Tapi yang tak pernah disebut pemerintah dan dpr adalah, kedua negara itu berhasil terlebih dahulu mengendalikan pandemi, baru menggelar pemilu.
Pemerintah dan DPR seolah sudah tak bisa diingatkan tentang kesehatan dan keselamatan masyarakat yang lebih utama ketimbang kepentingan politik.
Namun, tak jemu, upaya mengingatkan masih tetap dilakukan sejumlah pihak.
Tak kurang dari tiga ormas Islam besar, sudah bersuara, mendesak Pilkada 2020 ditunda.
Nahdlatul Ulama, Muhammadiyah, hingga Majelis Ulama Indonesia, mengingatkan pemerintah dan DPR akan mudaratnya menggelar pilkada di tengah kasus covid-19 yang semakin meningkat.
Alasannya kuat., karena kasus covid-19 makin melonjak, belum terkendali.
Mulai Sabtu hingga Selasa kemarin, angka rata-rata penambahan kasus covid-19 sebanyak 4 ribu kasus.
Dimulai pada sabtu 19 september sebanyak 4.168 kasus.
Dan Selasa kemarin 4.071 kasus., totalnya 252. 923 kasus.
Yang kembali pecah rekor angka kematian hingga 160 orang per hari.
Sebelumnya, angka kematian tertinggi pasien covid-19 tertinggi pada 22 Juli, sebanyak 139 orang.

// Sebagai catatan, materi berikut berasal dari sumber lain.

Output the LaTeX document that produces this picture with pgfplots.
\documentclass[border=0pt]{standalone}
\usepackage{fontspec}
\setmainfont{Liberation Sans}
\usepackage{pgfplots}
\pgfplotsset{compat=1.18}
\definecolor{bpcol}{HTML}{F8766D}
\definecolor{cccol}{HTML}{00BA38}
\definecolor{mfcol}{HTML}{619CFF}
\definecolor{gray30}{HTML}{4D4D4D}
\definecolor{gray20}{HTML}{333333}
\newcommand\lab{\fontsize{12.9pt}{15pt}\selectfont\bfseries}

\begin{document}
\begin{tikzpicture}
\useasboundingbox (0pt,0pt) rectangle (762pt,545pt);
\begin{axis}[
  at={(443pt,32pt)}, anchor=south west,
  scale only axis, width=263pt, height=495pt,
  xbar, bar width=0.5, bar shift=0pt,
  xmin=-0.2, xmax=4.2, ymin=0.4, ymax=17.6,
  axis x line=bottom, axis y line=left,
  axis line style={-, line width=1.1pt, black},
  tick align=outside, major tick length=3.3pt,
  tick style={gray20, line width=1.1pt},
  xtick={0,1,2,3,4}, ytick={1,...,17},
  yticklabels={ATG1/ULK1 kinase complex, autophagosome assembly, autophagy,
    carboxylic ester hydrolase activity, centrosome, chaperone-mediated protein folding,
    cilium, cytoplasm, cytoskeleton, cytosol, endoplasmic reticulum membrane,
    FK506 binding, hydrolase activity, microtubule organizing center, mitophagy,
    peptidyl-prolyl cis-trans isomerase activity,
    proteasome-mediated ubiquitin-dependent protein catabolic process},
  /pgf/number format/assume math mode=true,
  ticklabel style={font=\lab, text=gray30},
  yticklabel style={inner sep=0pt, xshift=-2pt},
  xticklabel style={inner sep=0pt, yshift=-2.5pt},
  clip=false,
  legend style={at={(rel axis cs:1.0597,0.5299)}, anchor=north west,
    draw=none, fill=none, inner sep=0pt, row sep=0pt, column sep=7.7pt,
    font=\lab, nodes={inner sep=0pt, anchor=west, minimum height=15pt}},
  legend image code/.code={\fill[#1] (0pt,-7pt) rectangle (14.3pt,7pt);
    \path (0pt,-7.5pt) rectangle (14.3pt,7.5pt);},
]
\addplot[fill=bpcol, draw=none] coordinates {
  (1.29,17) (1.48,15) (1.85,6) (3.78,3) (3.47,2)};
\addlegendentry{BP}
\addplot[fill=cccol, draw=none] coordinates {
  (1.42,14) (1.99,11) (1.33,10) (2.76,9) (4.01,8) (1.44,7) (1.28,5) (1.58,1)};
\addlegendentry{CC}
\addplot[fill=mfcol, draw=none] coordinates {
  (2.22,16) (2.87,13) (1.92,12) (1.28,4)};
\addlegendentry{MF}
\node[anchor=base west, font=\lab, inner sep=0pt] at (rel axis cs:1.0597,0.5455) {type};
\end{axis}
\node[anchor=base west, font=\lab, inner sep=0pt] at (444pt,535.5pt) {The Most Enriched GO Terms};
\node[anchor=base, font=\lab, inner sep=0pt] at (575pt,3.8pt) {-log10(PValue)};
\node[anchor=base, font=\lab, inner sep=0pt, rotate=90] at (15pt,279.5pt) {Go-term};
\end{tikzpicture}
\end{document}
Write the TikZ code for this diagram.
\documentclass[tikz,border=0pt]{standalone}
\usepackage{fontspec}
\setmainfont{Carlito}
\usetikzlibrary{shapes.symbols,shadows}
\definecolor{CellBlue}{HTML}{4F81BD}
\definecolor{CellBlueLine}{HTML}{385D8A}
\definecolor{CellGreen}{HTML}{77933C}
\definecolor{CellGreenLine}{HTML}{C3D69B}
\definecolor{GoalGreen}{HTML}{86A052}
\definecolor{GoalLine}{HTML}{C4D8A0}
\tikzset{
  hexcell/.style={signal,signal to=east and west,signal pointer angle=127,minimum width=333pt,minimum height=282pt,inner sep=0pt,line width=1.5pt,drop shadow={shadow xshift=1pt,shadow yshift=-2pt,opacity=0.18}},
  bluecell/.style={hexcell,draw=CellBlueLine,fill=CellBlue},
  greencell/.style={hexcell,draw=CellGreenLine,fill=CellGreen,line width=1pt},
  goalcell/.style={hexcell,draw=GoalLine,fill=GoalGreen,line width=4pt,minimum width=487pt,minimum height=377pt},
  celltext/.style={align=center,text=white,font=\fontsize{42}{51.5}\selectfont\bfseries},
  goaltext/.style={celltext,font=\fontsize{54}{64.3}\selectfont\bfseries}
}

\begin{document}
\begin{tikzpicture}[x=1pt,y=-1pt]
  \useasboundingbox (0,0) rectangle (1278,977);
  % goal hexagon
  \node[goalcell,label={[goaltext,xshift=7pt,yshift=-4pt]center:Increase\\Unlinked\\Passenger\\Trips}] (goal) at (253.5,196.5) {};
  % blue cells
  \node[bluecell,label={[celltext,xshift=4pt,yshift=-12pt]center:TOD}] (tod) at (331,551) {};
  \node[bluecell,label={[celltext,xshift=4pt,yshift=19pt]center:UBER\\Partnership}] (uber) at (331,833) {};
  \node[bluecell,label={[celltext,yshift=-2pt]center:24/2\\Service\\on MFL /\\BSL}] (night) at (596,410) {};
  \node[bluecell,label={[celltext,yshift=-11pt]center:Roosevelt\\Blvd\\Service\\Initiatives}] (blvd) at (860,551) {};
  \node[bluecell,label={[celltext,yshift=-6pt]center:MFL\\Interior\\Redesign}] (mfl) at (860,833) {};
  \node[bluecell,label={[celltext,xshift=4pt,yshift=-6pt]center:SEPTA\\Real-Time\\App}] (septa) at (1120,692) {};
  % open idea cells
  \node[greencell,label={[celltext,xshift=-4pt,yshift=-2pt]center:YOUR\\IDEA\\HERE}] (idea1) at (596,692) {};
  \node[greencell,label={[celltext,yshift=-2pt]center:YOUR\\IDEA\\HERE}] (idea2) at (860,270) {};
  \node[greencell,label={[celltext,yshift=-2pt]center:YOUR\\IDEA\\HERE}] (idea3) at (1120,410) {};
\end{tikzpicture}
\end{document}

Tapi data ini bisa hanya dianggap angka oleh pemerintah dan DPR.
Apalagi melihat komisi pemilihan umum, yang jadi penyelenggara pilkada menyatakan bisa mengatur peserta pilkada dan massa pendukung.
Padahal, Ketua Kpu Arief Budiman pun sudah terinfeksi Covid-19.
Dan pejabat KPU Daerah terkena Covid-19 saat pendaftaran Pilkada dibuka, dan 60 bakal calon kepala daerah sudah terinfeksi, sejak 14 September lalu.
Ini yang dicemaskan, karena KPU dan pemerintah diragukan bisa mengatur massa pendukung, yang bisa membuat klaster baru Covid-19.